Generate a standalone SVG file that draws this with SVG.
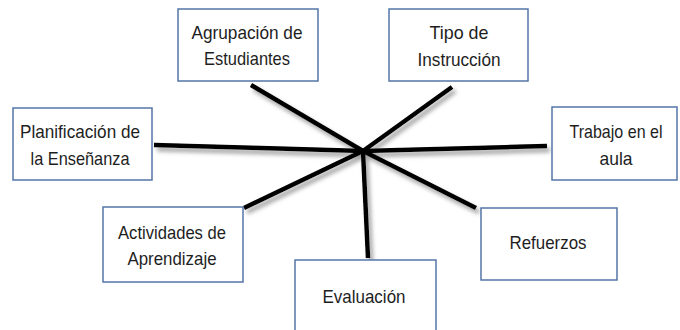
****************
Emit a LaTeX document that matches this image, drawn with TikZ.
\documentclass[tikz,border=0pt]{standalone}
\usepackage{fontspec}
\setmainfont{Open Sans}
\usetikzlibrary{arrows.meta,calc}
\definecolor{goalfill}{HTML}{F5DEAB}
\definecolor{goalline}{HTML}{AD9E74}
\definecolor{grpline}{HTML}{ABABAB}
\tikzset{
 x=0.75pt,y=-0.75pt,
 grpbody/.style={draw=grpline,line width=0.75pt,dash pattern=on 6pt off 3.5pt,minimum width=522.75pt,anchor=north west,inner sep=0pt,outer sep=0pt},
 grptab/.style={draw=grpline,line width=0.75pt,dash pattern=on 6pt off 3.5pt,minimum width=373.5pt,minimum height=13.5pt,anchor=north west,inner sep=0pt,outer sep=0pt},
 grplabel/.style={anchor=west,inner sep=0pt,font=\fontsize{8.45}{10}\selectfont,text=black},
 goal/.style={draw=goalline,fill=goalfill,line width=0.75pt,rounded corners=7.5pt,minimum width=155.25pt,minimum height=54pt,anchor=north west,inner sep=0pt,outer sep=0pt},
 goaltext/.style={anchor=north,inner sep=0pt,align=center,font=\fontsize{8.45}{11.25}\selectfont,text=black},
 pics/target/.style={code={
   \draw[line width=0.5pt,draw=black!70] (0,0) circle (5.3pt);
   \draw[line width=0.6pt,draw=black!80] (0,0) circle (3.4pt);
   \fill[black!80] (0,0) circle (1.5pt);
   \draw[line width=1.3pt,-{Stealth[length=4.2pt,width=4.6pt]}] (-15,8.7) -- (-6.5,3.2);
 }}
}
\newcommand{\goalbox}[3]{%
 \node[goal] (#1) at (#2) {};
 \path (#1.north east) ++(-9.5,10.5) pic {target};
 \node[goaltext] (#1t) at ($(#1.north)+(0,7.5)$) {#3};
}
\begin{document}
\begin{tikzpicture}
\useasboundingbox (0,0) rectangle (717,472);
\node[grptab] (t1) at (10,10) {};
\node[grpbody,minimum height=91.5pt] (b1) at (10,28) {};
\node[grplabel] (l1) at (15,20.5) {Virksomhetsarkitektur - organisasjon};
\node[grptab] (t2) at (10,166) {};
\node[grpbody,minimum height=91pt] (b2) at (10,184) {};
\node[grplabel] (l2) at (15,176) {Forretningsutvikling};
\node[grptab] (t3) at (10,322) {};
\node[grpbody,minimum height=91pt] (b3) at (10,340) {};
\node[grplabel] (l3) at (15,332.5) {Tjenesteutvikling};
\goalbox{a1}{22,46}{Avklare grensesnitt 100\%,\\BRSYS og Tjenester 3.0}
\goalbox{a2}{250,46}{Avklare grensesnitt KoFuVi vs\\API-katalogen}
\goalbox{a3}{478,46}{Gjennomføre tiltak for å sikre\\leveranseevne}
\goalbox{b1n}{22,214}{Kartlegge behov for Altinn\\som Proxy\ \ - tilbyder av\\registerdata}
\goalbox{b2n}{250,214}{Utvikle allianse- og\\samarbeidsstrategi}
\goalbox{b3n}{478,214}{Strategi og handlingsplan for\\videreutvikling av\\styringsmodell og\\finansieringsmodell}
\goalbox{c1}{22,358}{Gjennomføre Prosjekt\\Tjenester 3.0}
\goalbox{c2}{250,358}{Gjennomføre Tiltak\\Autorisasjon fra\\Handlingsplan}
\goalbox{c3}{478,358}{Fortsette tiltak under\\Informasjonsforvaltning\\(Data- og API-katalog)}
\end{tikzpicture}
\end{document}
****************
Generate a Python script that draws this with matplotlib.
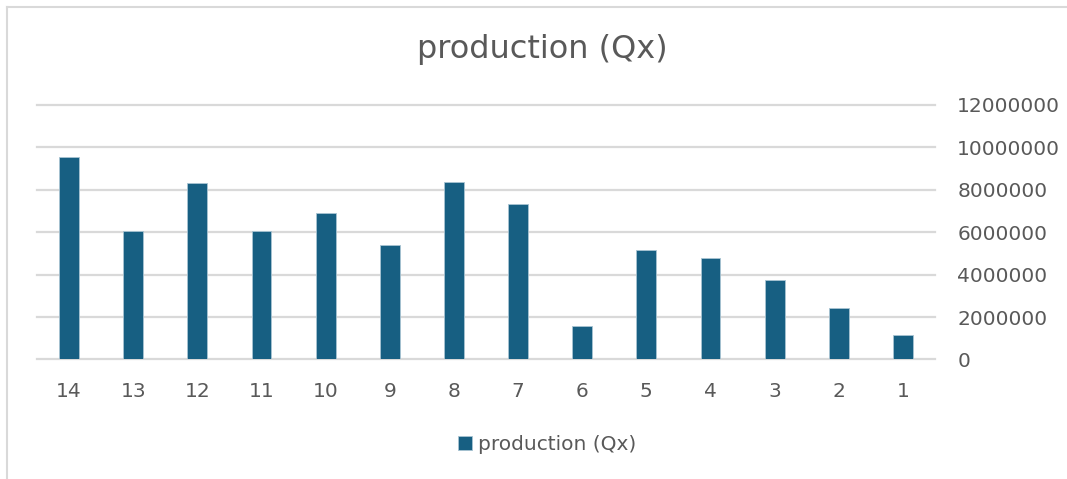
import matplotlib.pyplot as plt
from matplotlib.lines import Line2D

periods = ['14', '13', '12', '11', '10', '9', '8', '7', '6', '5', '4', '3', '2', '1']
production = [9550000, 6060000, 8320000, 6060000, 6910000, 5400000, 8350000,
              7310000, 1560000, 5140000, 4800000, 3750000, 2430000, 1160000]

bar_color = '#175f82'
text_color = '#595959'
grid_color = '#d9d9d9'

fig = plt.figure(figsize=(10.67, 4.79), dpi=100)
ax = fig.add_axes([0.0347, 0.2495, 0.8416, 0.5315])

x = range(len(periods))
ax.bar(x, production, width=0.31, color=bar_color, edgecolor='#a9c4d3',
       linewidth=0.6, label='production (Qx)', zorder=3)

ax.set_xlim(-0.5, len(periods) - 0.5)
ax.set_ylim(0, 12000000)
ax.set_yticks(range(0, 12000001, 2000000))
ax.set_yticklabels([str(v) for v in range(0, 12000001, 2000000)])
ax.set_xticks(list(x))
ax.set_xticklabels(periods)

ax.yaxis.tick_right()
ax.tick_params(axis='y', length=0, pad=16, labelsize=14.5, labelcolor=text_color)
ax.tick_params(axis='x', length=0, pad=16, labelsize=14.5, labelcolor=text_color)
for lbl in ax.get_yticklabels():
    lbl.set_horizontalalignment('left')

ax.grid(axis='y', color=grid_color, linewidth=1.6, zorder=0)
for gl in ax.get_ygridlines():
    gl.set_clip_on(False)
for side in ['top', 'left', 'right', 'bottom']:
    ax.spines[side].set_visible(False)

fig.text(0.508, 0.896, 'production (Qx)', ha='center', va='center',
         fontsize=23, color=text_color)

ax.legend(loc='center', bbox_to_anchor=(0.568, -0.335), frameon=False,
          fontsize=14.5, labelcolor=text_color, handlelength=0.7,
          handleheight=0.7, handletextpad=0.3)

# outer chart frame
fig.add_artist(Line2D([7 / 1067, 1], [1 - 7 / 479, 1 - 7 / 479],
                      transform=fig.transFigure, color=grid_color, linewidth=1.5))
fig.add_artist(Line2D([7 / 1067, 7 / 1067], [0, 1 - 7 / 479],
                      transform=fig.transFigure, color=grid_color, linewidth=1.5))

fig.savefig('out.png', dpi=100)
****************
### AIM
Identify the lines above that contain the word "Generate", then copy them.

### COMPLETED TASK
Generate a standalone SVG file that draws this with SVG.
Generate a Python script that draws this with matplotlib.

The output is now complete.